● Instructions for the task
Every line below should be copied exactly; drop the pictures.
-- START Supplied information --
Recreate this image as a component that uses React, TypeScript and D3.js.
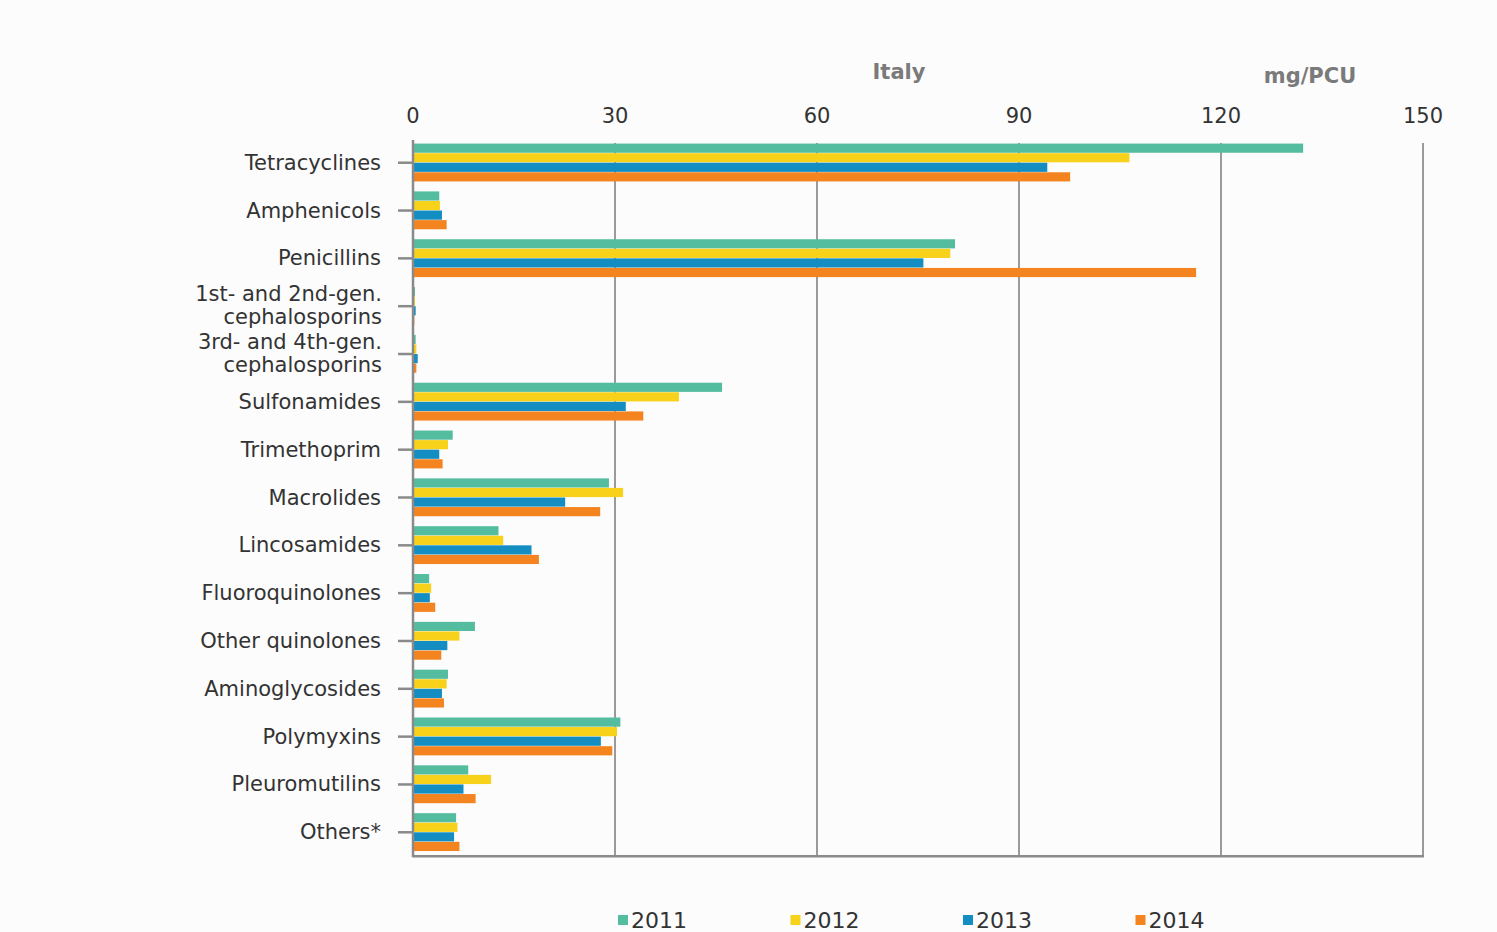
import React from "react";
import * as d3 from "d3";

const categories = [
  ["Tetracyclines"],
  ["Amphenicols"],
  ["Penicillins"],
  ["1st- and 2nd-gen.", "cephalosporins"],
  ["3rd- and 4th-gen.", "cephalosporins"],
  ["Sulfonamides"],
  ["Trimethoprim"],
  ["Macrolides"],
  ["Lincosamides"],
  ["Fluoroquinolones"],
  ["Other quinolones"],
  ["Aminoglycosides"],
  ["Polymyxins"],
  ["Pleuromutilins"],
  ["Others*"],
];
const years = ["2011", "2012", "2013", "2014"];
const v2011 = [132.2, 3.9, 80.5, 0.3, 0.4, 45.9, 5.9, 29.1, 12.7, 2.4, 9.2, 5.2, 30.8, 8.2, 6.4];
const v2012 = [106.4, 4.0, 79.8, 0.3, 0.5, 39.5, 5.2, 31.2, 13.4, 2.7, 6.9, 5.0, 30.3, 11.6, 6.6];
const v2013 = [94.2, 4.3, 75.8, 0.4, 0.7, 31.6, 3.9, 22.6, 17.6, 2.5, 5.1, 4.3, 27.9, 7.5, 6.1];
const v2014 = [97.6, 5.0, 116.3, 0.2, 0.5, 34.2, 4.4, 27.8, 18.7, 3.3, 4.2, 4.6, 29.6, 9.3, 6.9];
const seriesValues = [v2011, v2012, v2013, v2014];
const xTicks = [0, 30, 60, 90, 120, 150];
const colors = ["#55bd9f", "#f8d21a", "#138dc2", "#f48420"];

const W = 1497;
const H = 932;
const left = 413;
const right = 1423;
const top = 138.8;
const bottom = 856.2;
const font = "'DejaVu Sans', Verdana, sans-serif";

export default function App() {
  const x = d3.scaleLinear().domain([0, 150]).range([left, right]);
  const y = d3
    .scaleBand<number>()
    .domain(categories.map((_, i) => i))
    .range([top, bottom])
    .paddingInner(0.2)
    .paddingOuter(0.1);
  const yInner = d3.scaleBand<number>().domain(years.map((_, i) => i)).range([0, y.bandwidth()]);

  return (
    <svg
      width={W}
      height={H}
      style={{ position: "absolute", left: 0, top: 0, background: "#fcfcfc" }}
      fontFamily={font}
    >
      <rect x={0} y={0} width={W} height={H} fill="#fcfcfc" />
      {xTicks.slice(1).map((t) => (
        <line key={t} x1={x(t)} x2={x(t)} y1={143} y2={bottom} stroke="#9a9a9a" strokeWidth={2} />
      ))}
      {categories.map((_, ci) => (
        <g key={ci} transform={`translate(0,${y(ci)})`}>
          {seriesValues.map((vals, si) => (
            <rect
              key={si}
              x={x(0)}
              y={yInner(si)!}
              width={Math.max(0, x(vals[ci]) - x(0))}
              height={yInner.bandwidth() - 0.4}
              fill={colors[si]}
            />
          ))}
        </g>
      ))}
      <line x1={left} x2={left} y1={140} y2={bottom + 1} stroke="#8a8a8a" strokeWidth={2.5} />
      <line x1={left} x2={right + 1} y1={bottom} y2={bottom} stroke="#8a8a8a" strokeWidth={2.5} />
      {categories.map((lines, ci) => {
        const cy = y(ci)! + y.bandwidth() / 2;
        return (
          <g key={ci}>
            <line x1={398} x2={left} y1={cy} y2={cy} stroke="#8a8a8a" strokeWidth={2.5} />
            {lines.length === 1 ? (
              <text x={381} y={cy} textAnchor="end" dominantBaseline="central" fontSize={21} fill="#333">
                {lines[0]}
              </text>
            ) : (
              lines.map((ln, li) => (
                <text
                  key={li}
                  x={382}
                  y={cy - 12.5 + li * 23}
                  textAnchor="end"
                  dominantBaseline="central"
                  fontSize={21}
                  fill="#333"
                >
                  {ln}
                </text>
              ))
            )}
          </g>
        );
      })}
      {xTicks.map((t) => (
        <text key={t} x={x(t)} y={116} textAnchor="middle" dominantBaseline="central" fontSize={21} fill="#333">
          {t}
        </text>
      ))}
      <text x={899} y={72} textAnchor="middle" dominantBaseline="central" fontSize={21} fontWeight="bold" fill="#7a7a7a">
        Italy
      </text>
      <text x={1310} y={76} textAnchor="middle" dominantBaseline="central" fontSize={21} fontWeight="bold" fill="#7a7a7a">
        mg/PCU
      </text>
      {years.map((yr, i) => {
        const lx = 618 + i * 172.5;
        return (
          <g key={yr}>
            <rect x={lx} y={915} width={10} height={10} fill={colors[i]} />
            <text x={lx + 13} y={920} dominantBaseline="central" fontSize={22} fill="#333">
              {yr}
            </text>
          </g>
        );
      })}
    </svg>
  );
}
-- END Supplied information --
● Finished task
Recreate this image as a component that uses React, TypeScript and D3.js.
import React from "react";
import * as d3 from "d3";

const categories = [
  ["Tetracyclines"],
  ["Amphenicols"],
  ["Penicillins"],
  ["1st- and 2nd-gen.", "cephalosporins"],
  ["3rd- and 4th-gen.", "cephalosporins"],
  ["Sulfonamides"],
  ["Trimethoprim"],
  ["Macrolides"],
  ["Lincosamides"],
  ["Fluoroquinolones"],
  ["Other quinolones"],
  ["Aminoglycosides"],
  ["Polymyxins"],
  ["Pleuromutilins"],
  ["Others*"],
];
const years = ["2011", "2012", "2013", "2014"];
const v2011 = [132.2, 3.9, 80.5, 0.3, 0.4, 45.9, 5.9, 29.1, 12.7, 2.4, 9.2, 5.2, 30.8, 8.2, 6.4];
const v2012 = [106.4, 4.0, 79.8, 0.3, 0.5, 39.5, 5.2, 31.2, 13.4, 2.7, 6.9, 5.0, 30.3, 11.6, 6.6];
const v2013 = [94.2, 4.3, 75.8, 0.4, 0.7, 31.6, 3.9, 22.6, 17.6, 2.5, 5.1, 4.3, 27.9, 7.5, 6.1];
const v2014 = [97.6, 5.0, 116.3, 0.2, 0.5, 34.2, 4.4, 27.8, 18.7, 3.3, 4.2, 4.6, 29.6, 9.3, 6.9];
const seriesValues = [v2011, v2012, v2013, v2014];
const xTicks = [0, 30, 60, 90, 120, 150];
const colors = ["#55bd9f", "#f8d21a", "#138dc2", "#f48420"];

const W = 1497;
const H = 932;
const left = 413;
const right = 1423;
const top = 138.8;
const bottom = 856.2;
const font = "'DejaVu Sans', Verdana, sans-serif";

export default function App() {
  const x = d3.scaleLinear().domain([0, 150]).range([left, right]);
  const y = d3
    .scaleBand<number>()
    .domain(categories.map((_, i) => i))
    .range([top, bottom])
    .paddingInner(0.2)
    .paddingOuter(0.1);
  const yInner = d3.scaleBand<number>().domain(years.map((_, i) => i)).range([0, y.bandwidth()]);

  return (
    <svg
      width={W}
      height={H}
      style={{ position: "absolute", left: 0, top: 0, background: "#fcfcfc" }}
      fontFamily={font}
    >
      <rect x={0} y={0} width={W} height={H} fill="#fcfcfc" />
      {xTicks.slice(1).map((t) => (
        <line key={t} x1={x(t)} x2={x(t)} y1={143} y2={bottom} stroke="#9a9a9a" strokeWidth={2} />
      ))}
      {categories.map((_, ci) => (
        <g key={ci} transform={`translate(0,${y(ci)})`}>
          {seriesValues.map((vals, si) => (
            <rect
              key={si}
              x={x(0)}
              y={yInner(si)!}
              width={Math.max(0, x(vals[ci]) - x(0))}
              height={yInner.bandwidth() - 0.4}
              fill={colors[si]}
            />
          ))}
        </g>
      ))}
      <line x1={left} x2={left} y1={140} y2={bottom + 1} stroke="#8a8a8a" strokeWidth={2.5} />
      <line x1={left} x2={right + 1} y1={bottom} y2={bottom} stroke="#8a8a8a" strokeWidth={2.5} />
      {categories.map((lines, ci) => {
        const cy = y(ci)! + y.bandwidth() / 2;
        return (
          <g key={ci}>
            <line x1={398} x2={left} y1={cy} y2={cy} stroke="#8a8a8a" strokeWidth={2.5} />
            {lines.length === 1 ? (
              <text x={381} y={cy} textAnchor="end" dominantBaseline="central" fontSize={21} fill="#333">
                {lines[0]}
              </text>
            ) : (
              lines.map((ln, li) => (
                <text
                  key={li}
                  x={382}
                  y={cy - 12.5 + li * 23}
                  textAnchor="end"
                  dominantBaseline="central"
                  fontSize={21}
                  fill="#333"
                >
                  {ln}
                </text>
              ))
            )}
          </g>
        );
      })}
      {xTicks.map((t) => (
        <text key={t} x={x(t)} y={116} textAnchor="middle" dominantBaseline="central" fontSize={21} fill="#333">
          {t}
        </text>
      ))}
      <text x={899} y={72} textAnchor="middle" dominantBaseline="central" fontSize={21} fontWeight="bold" fill="#7a7a7a">
        Italy
      </text>
      <text x={1310} y={76} textAnchor="middle" dominantBaseline="central" fontSize={21} fontWeight="bold" fill="#7a7a7a">
        mg/PCU
      </text>
      {years.map((yr, i) => {
        const lx = 618 + i * 172.5;
        return (
          <g key={yr}>
            <rect x={lx} y={915} width={10} height={10} fill={colors[i]} />
            <text x={lx + 13} y={920} dominantBaseline="central" fontSize={22} fill="#333">
              {yr}
            </text>
          </g>
        );
      })}
    </svg>
  );
}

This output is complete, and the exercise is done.